14.1: C.1- Infintesimal Rotations
- Page ID
- 18091
Any rotation matrix can be written as the identity plus something:
\[\underset{\sim}{C}=\underset{\sim}{\delta}+\underset{\sim}{r} \nonumber \]
The orthogonality requirement \(\underset{\sim}{C}^T \underset{\sim}{C} = \underset{\sim}{\delta}\) can then be expressed as:
\[\begin{aligned}
\underset{\sim}{C}^{T} \underset{\sim}{C} &=\left(\underset{\sim}{\delta}^{T}+\underset{\sim}{r}^{T}\right)(\underset{\sim}{Q}+\underset{\sim}{r}) \\
&=\underset{\sim}{\delta}^{T} \underset{\sim}{\delta}+\underset{\sim}{\delta}^{T} \underset{\sim}{r}+\underset{\sim}{\delta} \underset{\sim}{r}^{T}+\underset{\sim}{r}^{T} \underset{\sim}{r} \\
&=\underset{\sim}{\delta}+ \underset{\sim}{\delta} \underset{\sim}{r}+\underset{\sim}{\delta} \underset{\sim}{r}^{T}+\underset{\sim}{r}^{T} \underset{\sim}{r}=\underset{\sim}{\delta},
\end{aligned} \nonumber \]
(using the identities \(\underset{\sim}{\delta}^T\) = \(\underset{\sim}{\delta}\) and \(\underset{\sim}{\delta}\underset{\sim}{\delta}\) = \(\underset{\sim}{\delta}\)), and therefore
\[\underset{\sim}{r}+\underset{\sim}{r}^{T}+\underset{\sim}{r}^{T} \underset{\sim}{r}=0.\label{eqn:1} \]

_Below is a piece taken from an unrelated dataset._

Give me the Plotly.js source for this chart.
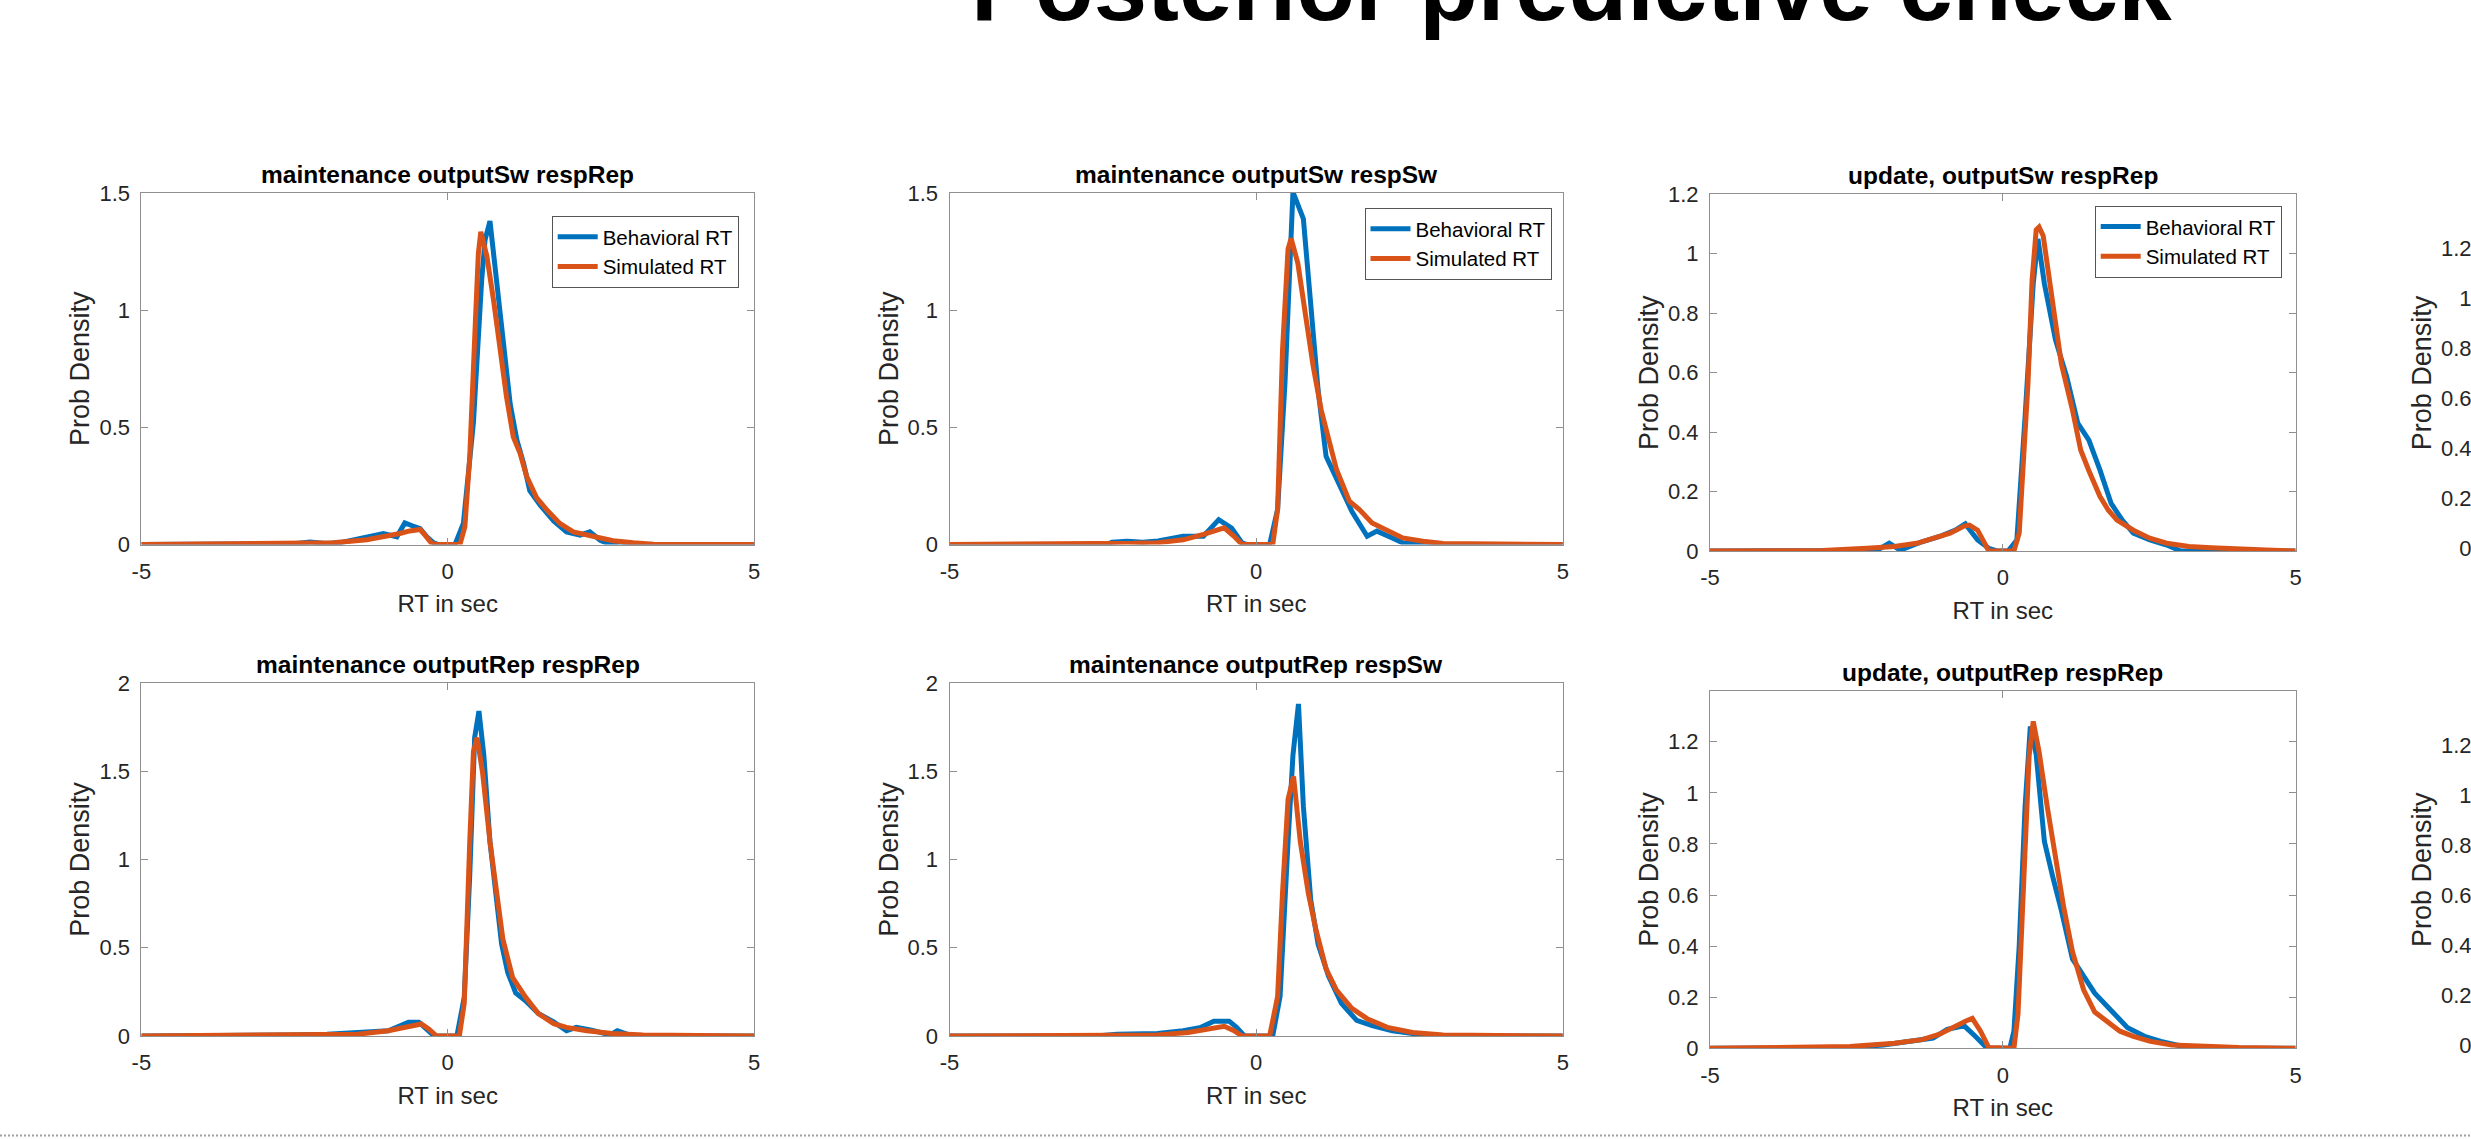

Now suppose that the rotation is through a very small angle1. In this case, all components of \(\underset{\sim}{r}\) are \(\ll 1\), and the third term on the left-hand side of Equation \(\ref{eqn:1}\) is therefore negligible, leaving us with
\[\underset{\sim}{r}+\underset{\sim}{r}^{T}=0. \nonumber \]
So, for an infinitesimal rotation, the rotation matrix equals the identity plus an antisymmetric matrix whose elements are \(\ll 1\).
1More precisely, we take the limit as the angle goes to zero.